Lee Enterprises Inc. has confirmed that it received an unsolicited non-binding proposal from Alden Global Capital, LLC to purchase Lee for $24 per share in cash, or an estimated total of $141 million.
Lee’s Board of Directors and management team “are committed to acting in the best interests of all shareholders,” the company posted Monday night on its website, www.lee.net. “Consistent with its fiduciary duties, and in consultation with its financial and legal advisors, Lee’s Board of Directors will carefully review Alden’s proposal to determine the course of action that it believes is in the best interests of the Company and Lee shareholders. There is no need for Lee shareholders to take any action at this time.”
Davenport-based Lee Enterprises owns the Quad-City Times, The Dispatch and Rock Island Argus, and Muscatine Journal, among newspapers in 77 markets in 26 states. Year to date, Lee’s papers have average daily circulation of 1 million.
“Our goal is to provide valued news and information to local subscribers nationwide, led by a talented team of seasoned newspaper executives who have worked in journalism for an average of more than 30 years,” according to a Monday statement from Alden, whose newspapers include The Chicago Tribune, Denver Post, The Mercury News, New York Daily News, Orange County Register, Boston Herald, Baltimore Sun and other leading papers across the U.S.
Some of Lee’s properties expressed outrage following the offer from Alden, calling on Lee’s board to reject the deal. The union for the Casper News-Tribune, Wyoming’s largest newspaper, tweeted: “We have seen how Alden has systematically slashed staff across its newsrooms, including those acquired from Tribune Publishing earlier this year.”
“Over the past few years, our news staff has already been significantly reduced, but the cuts are small compared to what has been suffered at Alden-owned papers,” said the Casper News Guild. “Alden has a history of gouging papers and we cannot afford to lose any other positions. We urge the Lee Enterprises board of directors to decline the offer in the interest of preserving quality local news.”
The union for the Omaha World-Herald in Nebraska said their former owner, billionaire Warren Buffett, had a chance to place the paper in trusted, local hands. “He instead turned us over to Lee, saying they would be a good steward,” the union tweeted. “Your move, @LeeEntNews.” It called the board’s upcoming decision “the starkest choice, between a future of news & a bloodsucking crew.”
Among a series of tweets, the Omaha union shared an October 2021 feature from The Atlantic about Alden, which said in part of The Chicago Tribune:
“In May, the Tribune was acquired by Alden Global Capital, a secretive hedge fund that has quickly, and with remarkable ease, become one of the largest newspaper operators in the country. The new owners did not fly to Chicago to address the staff, nor did they bother with paeans to the vital civic role of journalism. Instead, they gutted the place.”
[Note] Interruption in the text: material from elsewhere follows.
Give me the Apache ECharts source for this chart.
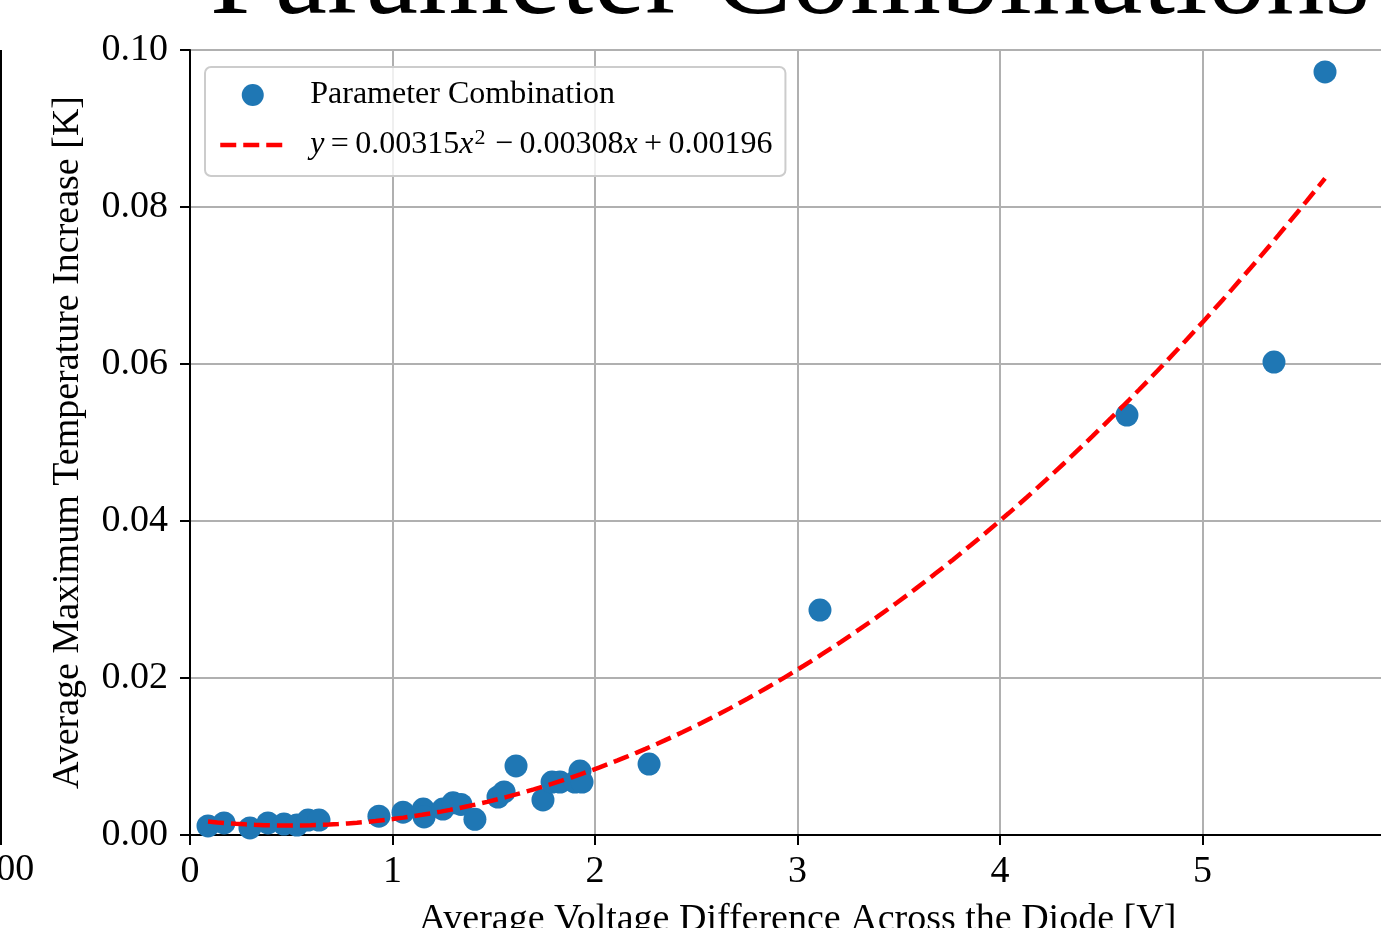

In late January 2020, Lee agreed to acquire Warren Buffett’s BH Media Group’s publications and The Buffalo News for $140 million in cash. Berkshire Hathaway provided approximately $576 million in long-term financing to Lee at a 9% annual rate.
The proceeds from Berkshire financing were used to pay for the acquisition, refinance Lee’s approximately $400 million of existing debt, and provide enough cash on Lee’s balance sheet to allow for the termination of Lee’s revolving credit facility. Subsequent to the deal closing, Berkshire Hathaway became Lee’s sole lender.
Buffett, Berkshire Hathaway’s Chairman and CEO, said at the time: “My partner Charlie Munger and I have known and admired the Lee organization for over 40 years. They have delivered exceptional performance managing BH Media’s newspapers and continue to outpace the industry in digital market share and revenue. We had zero interest in selling the group to anyone else for one simple reason: We believe that Lee is best positioned to manage through the industry’s challenges.”
Starting in July 2018, Lee agreed to manage Berkshire Hathaway’s newspaper and digital operations in 30 markets, under BH Media Group ownership.
In summer 2017, Lee acquired the QC dailies The Dispatch and Rock Island Argus from the Small Newspaper Group, based in Kankakee, Ill., for $7.15 million, and in subsequent months and years, made several staff cuts.
“The Dispatch-Argus is a perfect strategic fit for Lee,” Lee president and CEO Kevin Mowbray said then. “It is adjacent to two of our Iowa enterprises, in Davenport and Muscatine, so this will expand our audiences and create additional synergy opportunities. We expect the acquisition to provide immediate value, accretive to both earnings and free cash flow.”
Alden Global Capital said Monday that its buyout offer represented a substantial premium of approximately 30% to Lee’s closing share price of $18.49 on Nov. 19. “We have the ability to fully finance this all-cash proposal and the definitive merger agreement will not include a financing condition,” Alden’s letter to Lee’s board said.
On Tuesday morning, Lee Enterprises’ stock price rose again to $24.10. A Lee spokeswoman said Tuesday that Lee has no additional statement beyond what was released yesterday.